[Part of a data file]
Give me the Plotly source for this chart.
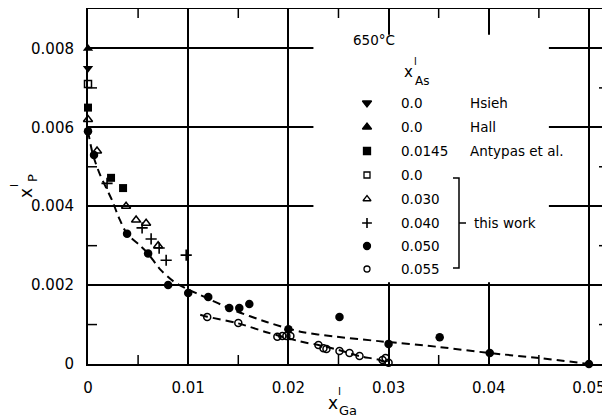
import plotly.graph_objects as go

# ---------------- data ----------------
hsieh_x = [0.0]
hsieh_y = [0.0075]
hall_x = [0.0]
hall_y = [0.0080]
antypas_x = [0.0, 0.0023, 0.0035]
antypas_y = [0.0065, 0.00472, 0.00446]
sq_open_x = [0.0]
sq_open_y = [0.0071]
tri_open_x = [0.0, 0.0009, 0.0038, 0.0048, 0.0058, 0.0070]
tri_open_y = [0.0062, 0.0054, 0.0040, 0.00365, 0.00357, 0.0030]
plus_x = [0.0019, 0.0054, 0.0063, 0.0071, 0.0078, 0.0098]
plus_y = [0.00458, 0.00345, 0.00317, 0.00294, 0.00263, 0.00276]
dot_x = [0.0, 0.0006, 0.0039, 0.0060, 0.0080, 0.0100, 0.0120, 0.0141, 0.0151,
         0.0161, 0.0200, 0.0251, 0.0300, 0.0351, 0.0401, 0.0500]
dot_y = [0.0059, 0.0053, 0.0033, 0.0028, 0.0020, 0.0018, 0.0017, 0.00142, 0.00142,
         0.00152, 0.00088, 0.00119, 0.00051, 0.00068, 0.00028, 0.0]
ring_x = [0.0119, 0.0150, 0.0189, 0.0194, 0.0198, 0.0202, 0.0230, 0.0235, 0.0238,
          0.0251, 0.0261, 0.0271, 0.0294, 0.0297, 0.0300]
ring_y = [0.00119, 0.00104, 0.00069, 0.00071, 0.00071, 0.00071, 0.00048, 0.0004,
          0.00038, 0.00033, 0.00028, 0.0002, 0.0001, 0.00015, 0.00003]

curve1_x = [0.0, 0.0005, 0.0012, 0.0024, 0.0031, 0.0039, 0.0052, 0.0060,
            0.0072, 0.0085, 0.0099, 0.0112, 0.0145, 0.0179, 0.0212, 0.0245, 0.0290,
            0.0351, 0.0400, 0.0451, 0.0500]
curve1_y = [0.0059, 0.0053, 0.0048, 0.00415, 0.0037, 0.0033, 0.0030, 0.0028,
            0.0024, 0.0021, 0.0019, 0.00175, 0.00137, 0.00106, 0.00082, 0.0007, 0.00058,
            0.00043, 0.00028, 0.00015, 0.0]
curve2_x = [0.0112, 0.0119, 0.0150, 0.0179, 0.0212, 0.0230, 0.0251, 0.0271, 0.0291, 0.0300]
curve2_y = [0.00125, 0.0012, 0.00103, 0.0008, 0.00057, 0.00048, 0.00035, 0.0002, 0.0001, 0.0]

x_tickvals = [0, 0.01, 0.02, 0.03, 0.04, 0.05]
x_ticktext = ["0", "0.01", "0.02", "0.03", "0.04", "0.05"]
y_tickvals = [0, 0.002, 0.004, 0.006, 0.008]
y_ticktext = ["0", "0.002", "0.004", "0.006", "0.008"]
x_minor_ticks = [0.005, 0.015, 0.025, 0.035, 0.045]
y_minor_ticks = [0.001, 0.003, 0.005, 0.007]

legend_values = ["0.0", "0.0", "0.0145", "0.0", "0.030", "0.040", "0.050", "0.055"]
legend_names = ["Hsieh", "Hall", "Antypas et al.", "", "", "", "", ""]
legend_symbols = ["triangle-down", "triangle-up", "square", "square-open",
                  "triangle-up-open", "cross-thin", "circle", "circle-open"]

FONT = "DejaVu Sans"
BLACK = "black"
X_RANGE = [0, 0.0519]
Y_RANGE = [0, 0.009]

# The page body has an 8px margin: the figure is offset by (8, 8) in the window.
OFF = 8
W, H = 610 - OFF, 419 - OFF
# plot area in window pixels
PL, PR, PT, PB = 88, 608, 9, 364
def px(x):
    return (x - PL) / (PR - PL)
def py(y):
    return (PB - y) / (PB - PT)

fig = go.Figure()

# dashed fitted curves
for cx, cy in [(curve1_x, curve1_y), (curve2_x, curve2_y)]:
    fig.add_trace(go.Scatter(x=cx, y=cy, mode="lines",
                             line=dict(color=BLACK, width=2, dash="8px,5px", shape="spline", smoothing=0.8),
                             hoverinfo="skip", showlegend=False, cliponaxis=False))

def add_pts(x, y, symbol, size, lw=1.5):
    fig.add_trace(go.Scatter(x=x, y=y, mode="markers", showlegend=False, cliponaxis=False,
                             marker=dict(symbol=symbol, size=size, color=BLACK,
                                         line=dict(color=BLACK, width=lw))))

add_pts(hsieh_x, hsieh_y, "triangle-down", 9, 0)
add_pts(hall_x, hall_y, "triangle-up", 9, 0)
add_pts(antypas_x, antypas_y, "square", 8, 0)
add_pts(sq_open_x, sq_open_y, "square-open", 7)
add_pts(tri_open_x, tri_open_y, "triangle-up-open", 8)
add_pts(plus_x, plus_y, "cross-thin", 8, 1.6)
add_pts(dot_x, dot_y, "circle", 8.5, 0)
add_pts(ring_x, ring_y, "circle-open", 7)

# ---------------- custom legend ----------------
row_px = [103, 127, 151, 175, 199, 223, 246, 269]
marker_px_x = 367
value_px_x = 399
name_px_x = 468
leg_sizes = [8, 8, 7, 6, 7, 7, 7, 6]
for i, sym in enumerate(legend_symbols):
    fig.add_trace(go.Scatter(x=[px(marker_px_x)], y=[py(row_px[i])], xaxis="x2", yaxis="y2",
                             mode="markers", showlegend=False, cliponaxis=False,
                             marker=dict(symbol=sym, size=leg_sizes[i], color=BLACK,
                                         line=dict(color=BLACK, width=1.6 if sym == "cross-thin" else 1.3))))

annotations = []
def ann(text, x, y, size=13.5, xanchor="left", angle=0):
    annotations.append(dict(text=text, x=x, y=y, xref="paper", yref="paper", showarrow=False,
                            xanchor=xanchor, yanchor="middle", textangle=angle,
                            font=dict(family=FONT, size=size, color=BLACK)))

for i in range(len(legend_values)):
    ann(legend_values[i], px(value_px_x), py(row_px[i]))
    if legend_names[i]:
        ann(legend_names[i], px(name_px_x), py(row_px[i]))
ann("this work", px(472), py(223))
ann("650°C", px(351), py(40))
# legend title x^l_As (stacked)
ann("x", px(408), py(72), size=15, xanchor="center")
ann("l", px(415.5), py(61), size=10, xanchor="center")
ann("As", px(422), py(81), size=12, xanchor="center")

# axis titles (stacked super/subscripts)
ann("x", px(333), py(403), size=17, xanchor="center")
ann("l", px(339), py(392), size=11, xanchor="center")
ann("Ga", px(348), py(410), size=13, xanchor="center")
ann("x", px(26), py(193), size=17, xanchor="center", angle=-90)
ann("l", px(14), py(186), size=11, xanchor="center", angle=-90)
ann("P", px(32), py(178), size=13, xanchor="center", angle=-90)

shapes = [
    # white panel behind legend (interrupts grid lines)
    dict(type="rect", xref="x", yref="y", x0=0.0225, x1=0.046, y0=0.00207, y1=0.00835,
         fillcolor="white", line=dict(width=0), layer="between"),
    # bracket for "this work"
    dict(type="path", xref="paper", yref="paper",
         path=f"M {px(453)},{py(178)} L {px(459)},{py(178)} L {px(459)},{py(268)} L {px(453)},{py(268)}",
         line=dict(color=BLACK, width=1.5)),
    dict(type="line", xref="paper", yref="paper", x0=px(459), x1=px(466), y0=py(223), y1=py(223),
         line=dict(color=BLACK, width=1.5)),
]

# inward minor ticks on all four sides
TL = 9
tl_y = TL / (PB - PT)
tl_x = TL / (PR - PL)
for xv in x_minor_ticks:
    for a, b in [(0, tl_y), (1, 1 - tl_y)]:
        shapes.append(dict(type="line", xref="x", yref="paper", x0=xv, x1=xv, y0=a, y1=b,
                           line=dict(color=BLACK, width=1.5), layer="above"))
for yv in y_minor_ticks:
    for a, b in [(0, tl_x), (1, 1 - tl_x)]:
        shapes.append(dict(type="line", xref="paper", yref="y", x0=a, x1=b, y0=yv, y1=yv,
                           line=dict(color=BLACK, width=1.5), layer="above"))

axis_common = dict(showgrid=True, gridcolor=BLACK, gridwidth=1.5, showline=True, linewidth=2,
                   linecolor=BLACK, mirror=True, ticks="", zeroline=False, automargin=False,
                   tickfont=dict(family=FONT, size=15, color=BLACK), ticklabelstandoff=9)

fig.update_layout(
    width=W, height=H,
    margin=dict(l=PL - OFF, r=610 - PR, t=PT - OFF, b=419 - PB),
    paper_bgcolor="white", plot_bgcolor="white",
    showlegend=False,
    xaxis=dict(range=X_RANGE, tickmode="array", tickvals=x_tickvals, ticktext=x_ticktext, **axis_common),
    yaxis=dict(range=Y_RANGE, tickmode="array", tickvals=y_tickvals, ticktext=y_ticktext, **axis_common),
    xaxis2=dict(range=[0, 1], overlaying="x", visible=False, fixedrange=True),
    yaxis2=dict(range=[0, 1], overlaying="y", visible=False, fixedrange=True),
    annotations=annotations,
    shapes=shapes,
)

fig.write_html("out.html")
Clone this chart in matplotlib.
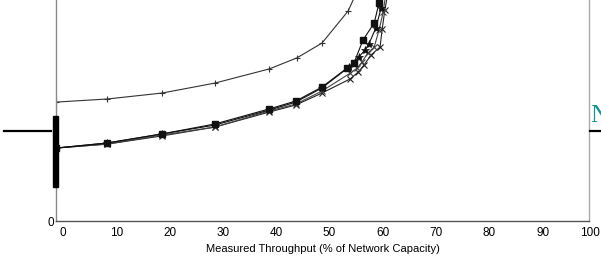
import matplotlib.pyplot as plt
import matplotlib.transforms as mtransforms
from matplotlib.lines import Line2D
from matplotlib.patches import Rectangle

# Measured throughput (% of network capacity) vs delay (arbitrary units)
x_plus = [0, 9.6, 19.9, 29.8, 40.0, 45.2, 49.9, 54.8, 56.7]
y_plus = [53.8, 55.2, 57.9, 62.4, 68.8, 73.8, 80.5, 95.0, 105.0]

x_sq = [0, 9.6, 19.9, 29.8, 40.0, 45.0, 49.9, 54.6, 55.9, 57.6, 59.7, 60.6, 61.2]
y_sq = [33.0, 35.3, 39.4, 43.9, 50.7, 54.3, 60.6, 69.2, 71.5, 81.9, 89.6, 98.6, 104.5]

x_star = [0, 9.6, 19.9, 29.8, 40.0, 45.0, 49.9, 55.0, 56.8, 58.0, 58.7, 60.0, 61.0, 61.5]
y_star = [33.0, 35.3, 39.4, 43.4, 50.2, 53.8, 60.2, 69.7, 74.2, 77.4, 80.1, 87.3, 96.4, 104.5]

x_xa = [0, 9.6, 19.9, 29.8, 40.0, 45.0, 49.9, 55.2, 56.5, 57.4, 58.5, 59.7, 60.6, 61.4, 61.9]
y_xa = [33.0, 34.8, 38.9, 42.5, 49.8, 52.9, 58.8, 66.9, 69.2, 71.9, 76.0, 78.7, 86.4, 94.6, 103.6]

x_xb = [0, 9.6, 19.9, 29.8, 40.0, 45.0, 49.9, 55.2, 56.7, 57.8, 59.1, 60.8, 61.2, 61.7, 62.3]
y_xb = [33.0, 34.8, 38.5, 42.5, 49.3, 52.5, 57.9, 64.3, 67.4, 70.6, 75.1, 78.7, 86.9, 95.5, 103.6]

xticks = [0, 10, 20, 30, 40, 50, 60, 70, 80, 90, 100]

W, H = 601, 263
fig = plt.figure(figsize=(W / 100, H / 100), dpi=100)
ax = fig.add_axes([56 / W, (H - 221) / H, (589 - 56) / W, 221 / H])
ax.set_zorder(1)

ax.plot(x_plus, y_plus, color='#333333', lw=0.8, marker='+', ms=5, mew=0.8)
ax.plot(x_xb, y_xb, color='#222222', lw=0.8, marker='x', ms=4, mew=0.8)
ax.plot(x_xa, y_xa, color='#444444', lw=0.8, marker='x', ms=4, mew=0.8)
ax.plot(x_star, y_star, color='#111111', lw=0.8, marker='*', ms=6, mew=0.5)
ax.plot(x_sq, y_sq, color='#111111', lw=0.8, marker='s', ms=4.5)

ax.set_xlim(0, 100)
ax.set_ylim(0, 100)
ax.set_xticks(xticks)
ax.set_yticks([0])
ax.tick_params(length=0, labelsize=8.5, pad=4)
ax.tick_params(axis='y', pad=1)
for lab in ax.get_xticklabels() + ax.get_yticklabels():
    lab.set_fontfamily('Liberation Sans')
for v, lab in zip(xticks, ax.get_xticklabels()):
    dx = 1 if v == 100 else 7
    shift = mtransforms.ScaledTranslation(dx / 100, 0, fig.dpi_scale_trans)
    lab.set_transform(lab.get_transform() + shift)

ax.spines['top'].set_visible(False)
ax.spines['left'].set_color('#888888')
ax.spines['right'].set_color('#aaaaaa')
ax.spines['bottom'].set_color('#555555')
for s in ax.spines.values():
    s.set_linewidth(1.0)

ax.set_xlabel('Measured Throughput (% of Network Capacity)', fontsize=8,
              family='Liberation Sans', labelpad=4)

# slide decorations around the plot
fig.add_artist(Line2D([4 / W, 51 / W], [(H - 131) / H] * 2, color='black', lw=1.6))
fig.add_artist(Line2D([590 / W, 1.0], [(H - 131) / H] * 2, color='black', lw=1.6))
fig.add_artist(Rectangle((53 / W, (H - 187) / H), 5 / W, 71 / H, color='black', zorder=2))
fig.text(590 / W, (H - 122) / H, 'A', color='#1a9090', fontsize=18,
         family='Liberation Serif', ha='right', va='baseline', zorder=0)
fig.text(590 / W, (H - 122) / H, 'N', color='#1a9090', fontsize=18,
         family='Liberation Serif', ha='left', va='baseline', zorder=0)

fig.savefig('out.png', dpi=100)
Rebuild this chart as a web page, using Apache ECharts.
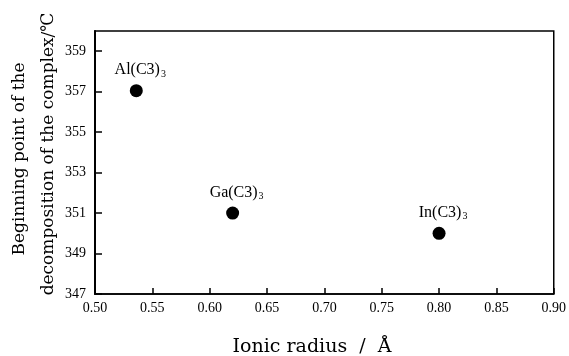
<!DOCTYPE html>
<html><head><meta charset="utf-8">
<script src="https://cdn.jsdelivr.net/npm/echarts@6/dist/echarts.min.js"></script>
<style>html,body{margin:0;padding:0;background:#fff}#c{width:569px;height:356px}</style>
</head><body><div id="c"></div>
<script>
var compounds = ['Al(C3)', 'Ga(C3)', 'In(C3)'];
var ionicRadius = [0.536, 0.62, 0.80];
var decompStart = [357.05, 351.0, 350.0];
var xTicks = [0.50, 0.55, 0.60, 0.65, 0.70, 0.75, 0.80, 0.85, 0.90];
var yTicks = [347, 349, 351, 353, 355, 357, 359];

var serif = 'Liberation Serif';
var titleFont = 'DejaVu Serif';
var chart = echarts.init(document.getElementById('c'));
var data = compounds.map(function (n, i) { return { value: [ionicRadius[i], decompStart[i]], name: n }; });
chart.setOption({
  animation: false,
  grid: { left: 95, right: 12, top: 31, bottom: 62, show: true, borderColor: '#000', borderWidth: 1.5 },
  xAxis: {
    type: 'value', min: 0.50, max: 0.90, interval: 0.05,
    axisLine: { lineStyle: { color: '#000', width: 1.5 } },
    axisTick: { inside: true, length: 6, customValues: xTicks, lineStyle: { color: '#000', width: 1.5 } },
    axisLabel: { color: '#000', fontFamily: serif, fontSize: 14, margin: 7, customValues: xTicks,
      formatter: function (v) { return v.toFixed(2); } },
    splitLine: { show: false }
  },
  yAxis: {
    type: 'value', min: 347, max: 360,
    axisLine: { lineStyle: { color: '#000', width: 2 } },
    axisTick: { inside: true, length: 7, customValues: yTicks, lineStyle: { color: '#000', width: 1.5 } },
    axisLabel: { color: '#000', fontFamily: serif, fontSize: 14, margin: 9, customValues: yTicks },
    splitLine: { show: false }
  },
  series: [{
    type: 'scatter', data: data, symbol: 'circle', symbolSize: 13,
    itemStyle: { color: '#000', opacity: 1 },
    emphasis: { disabled: true },
    label: {
      show: true, position: 'top', distance: 5, offset: [4, 0], color: '#000',
      formatter: function (p) { return '{a|' + p.name + '}{s|3}'; },
      rich: {
        a: { fontFamily: serif, fontSize: 16, color: '#000' },
        s: { fontFamily: serif, fontSize: 10, color: '#000', padding: [8, 0, 0, 1] }
      }
    }
  }],
  graphic: [
    { type: 'text', x: 20, y: 159, rotation: Math.PI / 2,
      style: { text: 'Beginning point of the', font: '17px "' + titleFont + '"', fill: '#000', align: 'center', verticalAlign: 'middle' } },
    { type: 'text', x: 49, y: 154, rotation: Math.PI / 2,
      style: { text: 'decomposition of the complex/℃', font: '17px "' + titleFont + '"', fill: '#000', align: 'center', verticalAlign: 'middle' } },
    { type: 'text', x: 312, y: 347,
      style: { text: 'Ionic radius  /  Å', font: '19px "' + titleFont + '"', fill: '#000', align: 'center', verticalAlign: 'middle' } }
  ]
});
</script></body></html>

EXERCISE DESCRIPTION
Quote the data above exactly from the line with "Clone this chart in matplotlib." to the line with "from matplotlib.patches import Rectangle", both ends counted, and nothing else. Pictures don't go in.

FINAL RESULT
Clone this chart in matplotlib.
import matplotlib.pyplot as plt
import matplotlib.transforms as mtransforms
from matplotlib.lines import Line2D
from matplotlib.patches import Rectangle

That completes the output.